» **Task directions**:
All of the data should be output character for character, except the pictures.

» **Data shown**:

________________________

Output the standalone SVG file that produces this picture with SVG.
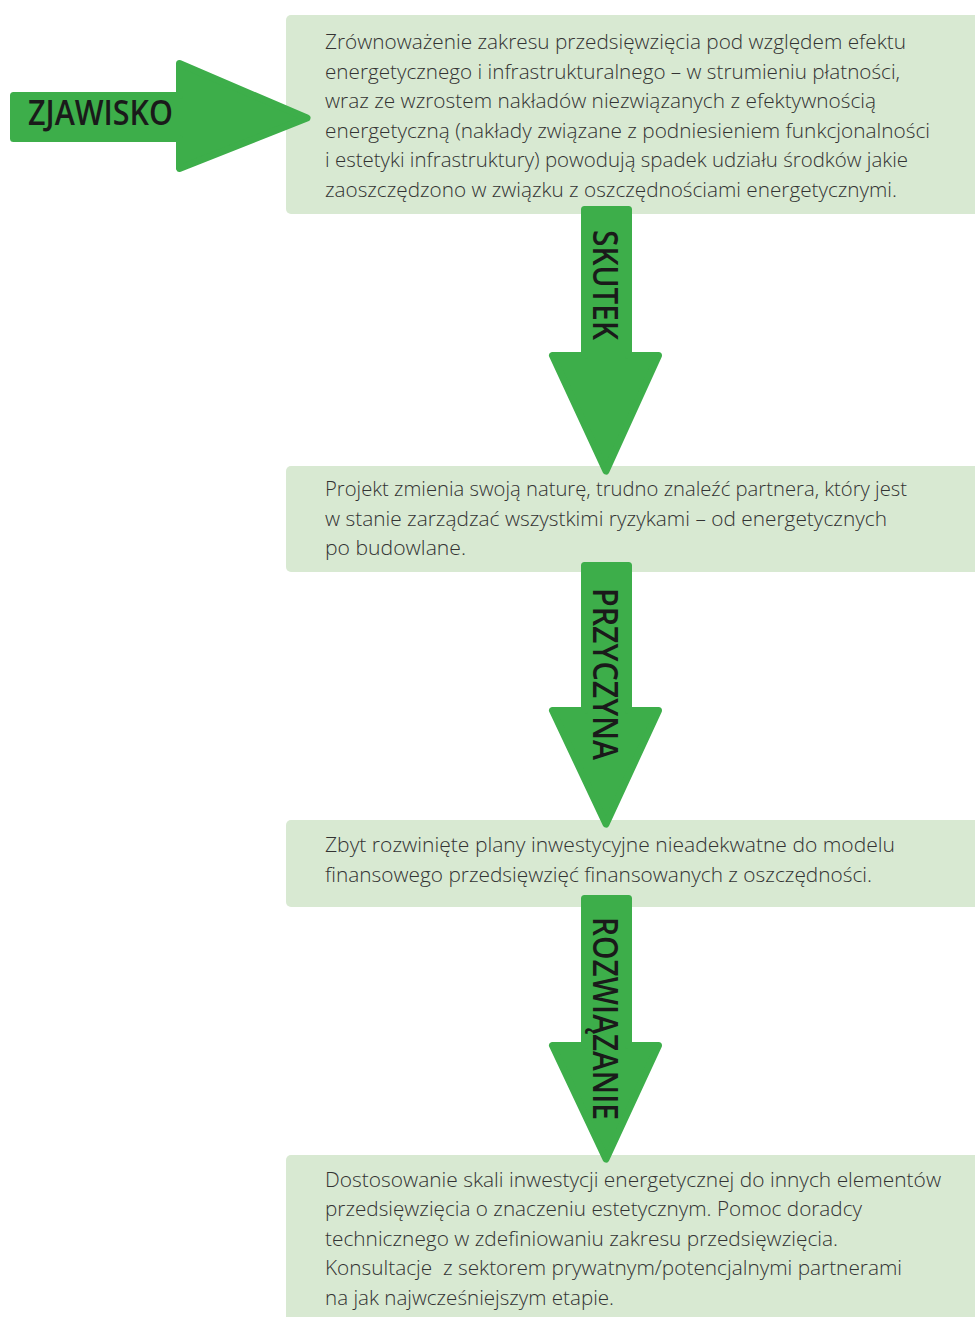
<svg xmlns="http://www.w3.org/2000/svg" width="975" height="1317" viewBox="0 0 975 1317">
<style>
.box{fill:#d8e9d2}
.arr{fill:#3dae4a;stroke:#3dae4a;stroke-width:7;stroke-linejoin:round}
.t{font-family:"Open Sans","Liberation Sans",sans-serif;font-weight:300;font-size:21px;fill:#333333}
.lab{font-family:"Open Sans","Liberation Sans",sans-serif;font-weight:600;font-size:34px;fill:#1a1a1a}
</style>
<rect width="975" height="1317" fill="#ffffff"/>
<g id="node-zjawisko-box">
<rect class="box" x="286" y="15" width="700" height="199" rx="5"/>
<text class="t">
<tspan x="325" y="49" textLength="581" lengthAdjust="spacingAndGlyphs">Zrównoważenie zakresu przedsięwzięcia pod względem efektu</tspan>
<tspan x="325" y="79" textLength="575" lengthAdjust="spacingAndGlyphs">energetycznego i infrastrukturalnego – w strumieniu płatności,</tspan>
<tspan x="325" y="108" textLength="551" lengthAdjust="spacingAndGlyphs">wraz ze wzrostem nakładów niezwiązanych z efektywnością</tspan>
<tspan x="325" y="138" textLength="605" lengthAdjust="spacingAndGlyphs">energetyczną (nakłady związane z podniesieniem funkcjonalności</tspan>
<tspan x="325" y="167" textLength="583" lengthAdjust="spacingAndGlyphs">i estetyki infrastruktury) powodują spadek udziału środków jakie</tspan>
<tspan x="325" y="197" textLength="572" lengthAdjust="spacingAndGlyphs">zaoszczędzono w związku z oszczędnościami energetycznymi.</tspan>
</text>
</g>
<g id="node-skutek-box">
<rect class="box" x="286" y="466" width="700" height="106" rx="5"/>
<text class="t">
<tspan x="325" y="496" textLength="582" lengthAdjust="spacingAndGlyphs">Projekt zmienia swoją naturę, trudno znaleźć partnera, który jest</tspan>
<tspan x="325" y="526" textLength="562" lengthAdjust="spacingAndGlyphs">w stanie zarządzać wszystkimi ryzykami – od energetycznych</tspan>
<tspan x="325" y="555" textLength="141" lengthAdjust="spacingAndGlyphs">po budowlane.</tspan>
</text>
</g>
<g id="node-przyczyna-box">
<rect class="box" x="286" y="820" width="700" height="87" rx="5"/>
<text class="t">
<tspan x="325" y="852" textLength="570" lengthAdjust="spacingAndGlyphs">Zbyt rozwinięte plany inwestycyjne nieadekwatne do modelu</tspan>
<tspan x="325" y="882" textLength="547" lengthAdjust="spacingAndGlyphs">finansowego przedsięwzięć finansowanych z oszczędności.</tspan>
</text>
</g>
<g id="node-rozwiazanie-box">
<rect class="box" x="286" y="1155" width="700" height="180" rx="5"/>
<text class="t">
<tspan x="325" y="1187" textLength="616" lengthAdjust="spacingAndGlyphs">Dostosowanie skali inwestycji energetycznej do innych elementów</tspan>
<tspan x="325" y="1216" textLength="537" lengthAdjust="spacingAndGlyphs">przedsięwzięcia o znaczeniu estetycznym. Pomoc doradcy</tspan>
<tspan x="325" y="1246" textLength="513" lengthAdjust="spacingAndGlyphs">technicznego w zdefiniowaniu zakresu przedsięwzięcia.</tspan>
<tspan x="325" y="1275" textLength="577" lengthAdjust="spacingAndGlyphs" style="white-space:pre">Konsultacje  z sektorem prywatnym/potencjalnymi partnerami</tspan>
<tspan x="325" y="1305" textLength="289" lengthAdjust="spacingAndGlyphs">na jak najwcześniejszym etapie.</tspan>
</text>
</g>
<g id="connectors">
<g id="arrow-zjawisko">
<path class="arr" d="M13.5,95.5 L179.5,95.5 L179.5,63.5 L307,118 L179.5,168.5 L179.5,138.5 L13.5,138.5 Z"/>
<text class="lab" x="28" y="125" textLength="145" lengthAdjust="spacingAndGlyphs">ZJAWISKO</text>
</g>
<g id="arrow-skutek">
<path class="arr" d="M584.5,209.5 L628.5,209.5 L628.5,355.5 L658.5,355.5 L606,471 L552.5,355.5 L584.5,355.5 Z"/>
<text class="lab" transform="translate(593,230) rotate(90)" x="0" y="0" textLength="110" lengthAdjust="spacingAndGlyphs">SKUTEK</text>
</g>
<g id="arrow-przyczyna">
<path class="arr" d="M584.5,565.5 L628.5,565.5 L628.5,710.5 L658.5,710.5 L606,824 L552.5,710.5 L584.5,710.5 Z"/>
<text class="lab" transform="translate(593,588) rotate(90)" x="0" y="0" textLength="172" lengthAdjust="spacingAndGlyphs">PRZYCZYNA</text>
</g>
<g id="arrow-rozwiazanie">
<path class="arr" d="M584.5,898.5 L628.5,898.5 L628.5,1045.5 L658.5,1045.5 L606,1159 L552.5,1045.5 L584.5,1045.5 Z"/>
<text class="lab" transform="translate(593,917) rotate(90)" x="0" y="0" textLength="203" lengthAdjust="spacingAndGlyphs">ROZWIĄZANIE</text>
</g>
</g>
</svg>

________________________

» **Reply**:
Output the standalone SVG file that produces this picture with SVG.
<svg xmlns="http://www.w3.org/2000/svg" width="975" height="1317" viewBox="0 0 975 1317">
<style>
.box{fill:#d8e9d2}
.arr{fill:#3dae4a;stroke:#3dae4a;stroke-width:7;stroke-linejoin:round}
.t{font-family:"Open Sans","Liberation Sans",sans-serif;font-weight:300;font-size:21px;fill:#333333}
.lab{font-family:"Open Sans","Liberation Sans",sans-serif;font-weight:600;font-size:34px;fill:#1a1a1a}
</style>
<rect width="975" height="1317" fill="#ffffff"/>
<g id="node-zjawisko-box">
<rect class="box" x="286" y="15" width="700" height="199" rx="5"/>
<text class="t">
<tspan x="325" y="49" textLength="581" lengthAdjust="spacingAndGlyphs">Zrównoważenie zakresu przedsięwzięcia pod względem efektu</tspan>
<tspan x="325" y="79" textLength="575" lengthAdjust="spacingAndGlyphs">energetycznego i infrastrukturalnego – w strumieniu płatności,</tspan>
<tspan x="325" y="108" textLength="551" lengthAdjust="spacingAndGlyphs">wraz ze wzrostem nakładów niezwiązanych z efektywnością</tspan>
<tspan x="325" y="138" textLength="605" lengthAdjust="spacingAndGlyphs">energetyczną (nakłady związane z podniesieniem funkcjonalności</tspan>
<tspan x="325" y="167" textLength="583" lengthAdjust="spacingAndGlyphs">i estetyki infrastruktury) powodują spadek udziału środków jakie</tspan>
<tspan x="325" y="197" textLength="572" lengthAdjust="spacingAndGlyphs">zaoszczędzono w związku z oszczędnościami energetycznymi.</tspan>
</text>
</g>
<g id="node-skutek-box">
<rect class="box" x="286" y="466" width="700" height="106" rx="5"/>
<text class="t">
<tspan x="325" y="496" textLength="582" lengthAdjust="spacingAndGlyphs">Projekt zmienia swoją naturę, trudno znaleźć partnera, który jest</tspan>
<tspan x="325" y="526" textLength="562" lengthAdjust="spacingAndGlyphs">w stanie zarządzać wszystkimi ryzykami – od energetycznych</tspan>
<tspan x="325" y="555" textLength="141" lengthAdjust="spacingAndGlyphs">po budowlane.</tspan>
</text>
</g>
<g id="node-przyczyna-box">
<rect class="box" x="286" y="820" width="700" height="87" rx="5"/>
<text class="t">
<tspan x="325" y="852" textLength="570" lengthAdjust="spacingAndGlyphs">Zbyt rozwinięte plany inwestycyjne nieadekwatne do modelu</tspan>
<tspan x="325" y="882" textLength="547" lengthAdjust="spacingAndGlyphs">finansowego przedsięwzięć finansowanych z oszczędności.</tspan>
</text>
</g>
<g id="node-rozwiazanie-box">
<rect class="box" x="286" y="1155" width="700" height="180" rx="5"/>
<text class="t">
<tspan x="325" y="1187" textLength="616" lengthAdjust="spacingAndGlyphs">Dostosowanie skali inwestycji energetycznej do innych elementów</tspan>
<tspan x="325" y="1216" textLength="537" lengthAdjust="spacingAndGlyphs">przedsięwzięcia o znaczeniu estetycznym. Pomoc doradcy</tspan>
<tspan x="325" y="1246" textLength="513" lengthAdjust="spacingAndGlyphs">technicznego w zdefiniowaniu zakresu przedsięwzięcia.</tspan>
<tspan x="325" y="1275" textLength="577" lengthAdjust="spacingAndGlyphs" style="white-space:pre">Konsultacje  z sektorem prywatnym/potencjalnymi partnerami</tspan>
<tspan x="325" y="1305" textLength="289" lengthAdjust="spacingAndGlyphs">na jak najwcześniejszym etapie.</tspan>
</text>
</g>
<g id="connectors">
<g id="arrow-zjawisko">
<path class="arr" d="M13.5,95.5 L179.5,95.5 L179.5,63.5 L307,118 L179.5,168.5 L179.5,138.5 L13.5,138.5 Z"/>
<text class="lab" x="28" y="125" textLength="145" lengthAdjust="spacingAndGlyphs">ZJAWISKO</text>
</g>
<g id="arrow-skutek">
<path class="arr" d="M584.5,209.5 L628.5,209.5 L628.5,355.5 L658.5,355.5 L606,471 L552.5,355.5 L584.5,355.5 Z"/>
<text class="lab" transform="translate(593,230) rotate(90)" x="0" y="0" textLength="110" lengthAdjust="spacingAndGlyphs">SKUTEK</text>
</g>
<g id="arrow-przyczyna">
<path class="arr" d="M584.5,565.5 L628.5,565.5 L628.5,710.5 L658.5,710.5 L606,824 L552.5,710.5 L584.5,710.5 Z"/>
<text class="lab" transform="translate(593,588) rotate(90)" x="0" y="0" textLength="172" lengthAdjust="spacingAndGlyphs">PRZYCZYNA</text>
</g>
<g id="arrow-rozwiazanie">
<path class="arr" d="M584.5,898.5 L628.5,898.5 L628.5,1045.5 L658.5,1045.5 L606,1159 L552.5,1045.5 L584.5,1045.5 Z"/>
<text class="lab" transform="translate(593,917) rotate(90)" x="0" y="0" textLength="203" lengthAdjust="spacingAndGlyphs">ROZWIĄZANIE</text>
</g>
</g>
</svg>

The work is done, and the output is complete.